You Can't Love Them Into Sobriety and You Can't Give Them Everything and Hope
I have been married for almost four years to an alcoholic and drug addict. He is sweet, gentle and loving, not violent but a master emotional manipulator.
He was a musician when we met, living with another woman he called his room-mate (which I found out later was really his fiancé). Lie #1 that got him booted the first time.
I told him to call me when he was actually single. Which about 6 weeks later he did. Three in the morning telling me he spoke with God and he knows what he needs to do to have it work out with us.
He said he had gotten his own apartment and was going to tell the woman he was living with that it was over. We started dating again but were not intimate until he actually moved into his own apartment. (Which was his best friend's basement).
Well at least he wasn't living with another woman. Being a musician he drank heavily every night but told me his only drug use was marijuana. Huge lie!
He was addicted to painkillers and would use pretty much anything that was there or offered: coke, pills, pcp, didn't really matter. I tried to tell myself that this was only occasionally and that he wasn't an addict.
After all there wasn't one person in the band who wasn't abusing something this is the way it was. Well, he called me in a panic one day saying there was a repossession order on his car and could I go the western union and pay the three months of arrears ($1250.00) so he didn't have to hide from the repo men.

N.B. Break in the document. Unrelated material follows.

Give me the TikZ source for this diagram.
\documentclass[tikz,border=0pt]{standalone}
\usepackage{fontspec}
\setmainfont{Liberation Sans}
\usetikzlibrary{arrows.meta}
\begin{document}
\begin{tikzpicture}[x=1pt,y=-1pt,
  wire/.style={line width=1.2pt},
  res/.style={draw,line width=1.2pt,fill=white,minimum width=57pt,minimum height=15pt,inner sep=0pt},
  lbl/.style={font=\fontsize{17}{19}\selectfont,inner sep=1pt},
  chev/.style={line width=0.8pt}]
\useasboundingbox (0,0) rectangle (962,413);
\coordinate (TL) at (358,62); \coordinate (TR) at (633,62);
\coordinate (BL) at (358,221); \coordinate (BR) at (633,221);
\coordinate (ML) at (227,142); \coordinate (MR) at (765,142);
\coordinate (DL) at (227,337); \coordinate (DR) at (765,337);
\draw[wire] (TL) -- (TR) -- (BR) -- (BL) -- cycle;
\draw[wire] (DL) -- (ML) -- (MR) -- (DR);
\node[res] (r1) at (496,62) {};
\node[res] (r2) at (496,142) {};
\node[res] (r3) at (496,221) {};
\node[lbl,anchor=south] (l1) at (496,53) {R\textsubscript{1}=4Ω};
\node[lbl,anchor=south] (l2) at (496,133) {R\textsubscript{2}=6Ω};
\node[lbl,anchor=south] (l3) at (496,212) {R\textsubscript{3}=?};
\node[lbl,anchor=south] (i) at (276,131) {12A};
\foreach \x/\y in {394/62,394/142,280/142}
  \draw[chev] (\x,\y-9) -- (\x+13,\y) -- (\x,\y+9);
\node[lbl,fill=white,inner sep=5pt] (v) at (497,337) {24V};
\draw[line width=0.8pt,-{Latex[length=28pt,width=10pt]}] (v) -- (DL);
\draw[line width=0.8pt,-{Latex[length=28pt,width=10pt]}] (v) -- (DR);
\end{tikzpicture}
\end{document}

I told him I would after he begged and pleaded for half an hour but he would have to pay me back or work it off. So the next day I told him to be at my store that I ran at 11:00am and he could work with me and learn another skill, since he worked nights he could do this.
He showed up at 1:00pm high. By 5:00pm he was getting agitated and said wow it's been four hours since I smoked. This seemed so foreign to me, I asked him if that was a problem? He nervously answered no, of course not.

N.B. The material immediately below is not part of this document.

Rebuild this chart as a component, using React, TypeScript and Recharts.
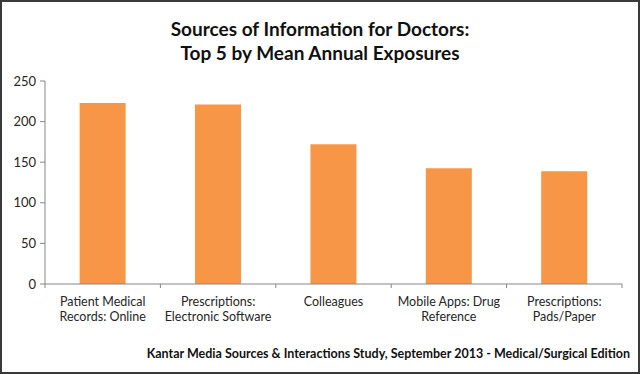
import { Bar, BarChart, XAxis, YAxis } from "recharts";

const sources = [
  "Patient Medical\nRecords: Online",
  "Prescriptions:\nElectronic Software",
  "Colleagues",
  "Mobile Apps: Drug\nReference",
  "Prescriptions:\nPads/Paper"
];
const exposures = [223, 221, 172, 142.5, 139];
const yTicks = [0, 50, 100, 150, 200, 250];

const data = sources.map((name, i) => ({ name, value: exposures[i] }));

const FONT = "Lato, 'Open Sans', sans-serif";
const AXIS_COLOR = "#868686";

// Excel puts the category tick marks between bars, so draw them from the tick itself
function SourceTick(props: any) {
  const { x, y, payload, index, width, visibleTicksCount } = props;
  const lines = String(payload.value).split("\n");
  const half = width && visibleTicksCount ? width / visibleTicksCount / 2 : payload.offset ?? 0;
  return (
    <g>
      {half > 0 && <line x1={x - half} x2={x - half} y1={y} y2={y + 4} stroke={AXIS_COLOR} />}
      {half > 0 && index === sources.length - 1 && (
        <line x1={x + half} x2={x + half} y1={y} y2={y + 4} stroke={AXIS_COLOR} />
      )}
      <text x={x} y={y + 22} textAnchor="middle" fill="#262626" fontSize={12.5} fontFamily={FONT}>
        {lines.map((line, i) => (
          <tspan key={line} x={x} dy={i === 0 ? 0 : 15}>
            {line}
          </tspan>
        ))}
      </text>
    </g>
  );
}

export default function App() {
  return (
    <div style={{ position: "relative", width: 640, height: 374, background: "#fff", fontFamily: FONT }}>
      <style>{"body{margin:0}"}</style>
      <div
        style={{
          position: "absolute",
          top: 0,
          width: "100%",
          textAlign: "center",
          fontWeight: 700,
          fontSize: 19,
          lineHeight: "24px",
          color: "#111",
          paddingTop: 17
        }}
      >
        <div>Sources of Information for Doctors:</div>
        <div>Top 5 by Mean Annual Exposures</div>
      </div>
      <div style={{ position: "absolute", top: 0, left: 0 }}>
        <BarChart width={640} height={374} data={data} margin={{ top: 81, right: 18, bottom: 60, left: 0 }} barCategoryGap="30%">
          <XAxis
            dataKey="name"
            interval={0}
            height={30}
            tick={<SourceTick />}
            tickLine={false}
            tickSize={0}
            tickMargin={0}
            axisLine={{ stroke: AXIS_COLOR }}
          />
          <YAxis
            width={45}
            domain={[0, 250]}
            ticks={yTicks}
            tickSize={5}
            tickMargin={4}
            axisLine={{ stroke: AXIS_COLOR }}
            tickLine={{ stroke: AXIS_COLOR }}
            tick={{ fill: "#262626", fontSize: 13, fontFamily: FONT }}
          />
          <Bar dataKey="value" fill="#F79646" isAnimationActive={false} />
        </BarChart>
      </div>
      <div
        style={{
          position: "absolute",
          right: 10,
          top: 346,
          fontWeight: 700,
          fontSize: 12.5,
          color: "#111",
          whiteSpace: "nowrap"
        }}
      >
        Kantar Media Sources &amp; Interactions Study, September 2013 - Medical/Surgical Edition
      </div>
      <div
        style={{
          position: "absolute",
          inset: 0,
          border: "2px solid #3a3a3a",
          pointerEvents: "none"
        }}
      />
    </div>
  );
}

But we had to go on a drive in search of marijuana as soon as I was done work. I was the supreme enabler I protected him, supported him and his habit and kept him safe. He lived in his friends basement for about six weeks before he moved in with me.
Here I had this 34 year old man who could not take care of himself or refused to. Why would he - I did everything as did so many before me. We were married 3 months later and when I was drinking with him and not questioning any of his behavior things were fine.
Then I woke up, I had three children what was I doing on this joyride? He decided he was going to quit playing in cover bands because he knew that life style did not fit into mine and felt he didn't want to live that way anymore.
His whole life was band, alcohol and drugs. Now he had minimal income since he was only playing solo. He
came to work with me in my business. Always late, taking advantage and reminding me that it was 1pm and he hadn't smoked (pot) since 8am, he needed a break.
Every fight we had would lead to him modifying his behavior just enough so I wouldn't throw him out. Then he bought pills from a 19 year old pregnant junkie who used to come to our store regularly. How I got past that I'll never know. Oh wait, yes I do I loved him.
Eventually, he managed to stop the pills, but of course there were a few set backs. So now he smoked and drank more to compensate for the lack of opiate. Another fight and the pot went down to once a day, unless of course it was Sunday his day off then it was all day. I mean he needed to relax right? After all he was working so hard.
He went from his friends basement, a 480 credit score, driving a p.o.s. car, sleeping with a bunch of gross women to a $1,000,000 home in the suburbs, his own $80,000 car, every musical instrument his heart desired, a business that let him come and go as he pleased, a credit score of 710 and ex-model wife and three great kids.
You'd think why would he want to continue to abuse himself. His life was perfect! Such is the disease, now all of his short comings and drinking are my fault. He finally came to me just two short months ago, which feel like years to me as I write this, and said he needed help and was ready to go into treatment.
Well the sky cleared, the sun shined, the angels sang and my heart flew! He went into a treatment center for a week, they wanted him to stay 30 days he refused, he went to two outpatient appointments and called me, under the influence of course, and said if I want to divorce him fine but treatment wasn't for him.
That he wasn't an alcoholic or an addict and I was controlling him. I went from 10 days of the most bliss that I had experienced in the last 5 years to right back at square one.
Now I am getting ready to file for a separation, he has been in a hotel three times this week because I've been questioning his drinking and caught him smoking marijuana again.
He has been drinking daily, telling me that treatment was a mistake and he only did it to show me how much he loved me and to save our marriage.
He is in total denial stating he is not an alcoholic or addict and one day I'll realize that and it will be too late, and that I better realize what I'm doing. And for the first time in five years I do realize what I'm doing.
I'm loving him enough to set him free to take responsibility for his disease and taking back my self esteem and my life. He is almost 40, sitting in a hotel somewhere, probably wasted, no job, no house, no wife, no kids, but hey maybe he'll look on the bright side and he can drink and smoke to his hearts content and no one will make him feel bad for his choices.